Mr Borthwick added Scotland could improve it’s competitiveness by cutting tax, despite the public finances facing unprecedented pressures.

He said: “We want Scotland to be the most competitive nation in a globally competitive UK — we don’t achieve that by taxing young, aspirational people a hefty surcharge simply for wishing to make their lives here.

“While we respect that a balance has to be found in funding public services, the best way to do that is growing our tax base and creating high-quality jobs, not taxing people through the nose.”

Fund entrepreneurs

The AGCC boss further pointed to the decline in support for business start-ups and support through Scottish Enterprise.

“And finally, in challenging times governments will look at where they can cut their cloth,” he said.

“We are absolutely clear this must not be to the cost of investing in new business start-ups and scale-ups.

“We’ve seen, for example, a £62 million real terms cut to the budget of Scottish Enterprise in recent years — there are better places to seek government efficiencies than pulling the rug out from underneath Scotland’s entrepreneurs who are the very people who can create the conditions for success in our economy over the long term.

“We look forward to a budget this week which prioritises growth, productivity, allows Scotland to compete and lets business lead from the front in delivery.”

…or raise taxes

However, Strathclyde University’s Fraser of Allander Institute’s pre-budget report has suggested the Scottish government could use tax levers to “raise more revenue” to help soften the blow of a “deteriorating” economy.

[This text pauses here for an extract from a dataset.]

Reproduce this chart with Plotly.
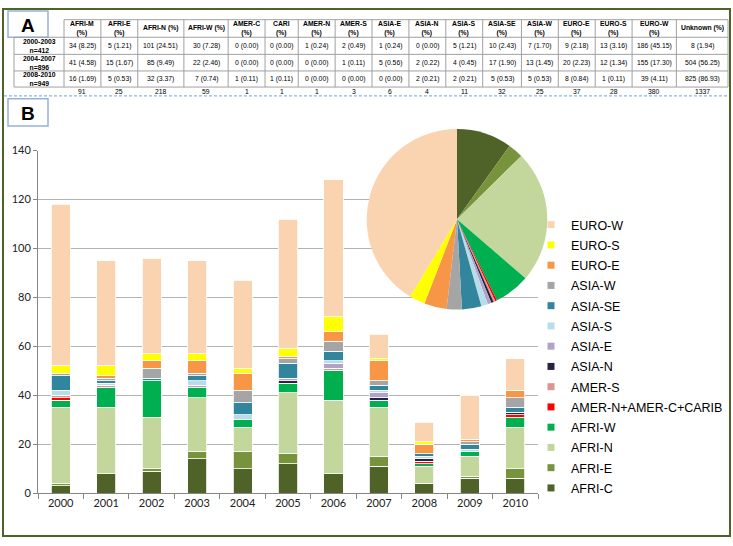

Mairi Spowage, director of the Fraser of Allander Institut
Mairi Spowage, director of the Fraser of Allander Institute said Mr Swinney faced ‘an unprecedently tricky time for the Scottish public finances’. Image: Strathclyde University

Setting out concerns that high inflation will “eat away” at living standards over the next two years, the influential think tank highlighted the Scottish Government has some room to manoeuvre.

The institute’s report highlighted the UK Government’s autumn statement will see Scotland receive an extra £1.5 billion over 2023/24 and 2024/25, which will more or less offset the inflationary impacts to the Scottish economy.

Professor Mairi Spowage, director of the institute, said: “John Swinney is getting set to present his first budget in seven years, in what he acknowledged is an unprecedently tricky time for the Scottish public finances.

“The challenges he has been dealing with for 2022/23 ease a bit for 2023/24: there was some additional money announced at the autumn statement which generated around £1 billion of consequentials, offsetting the inflationary pressures on the budget.

“But there is also flexibility that the Deputy First Minister has for the next financial year that were not available to him for this year – the Scottish Government does have tax powers that could be used, if he wishes, to raise more revenue.”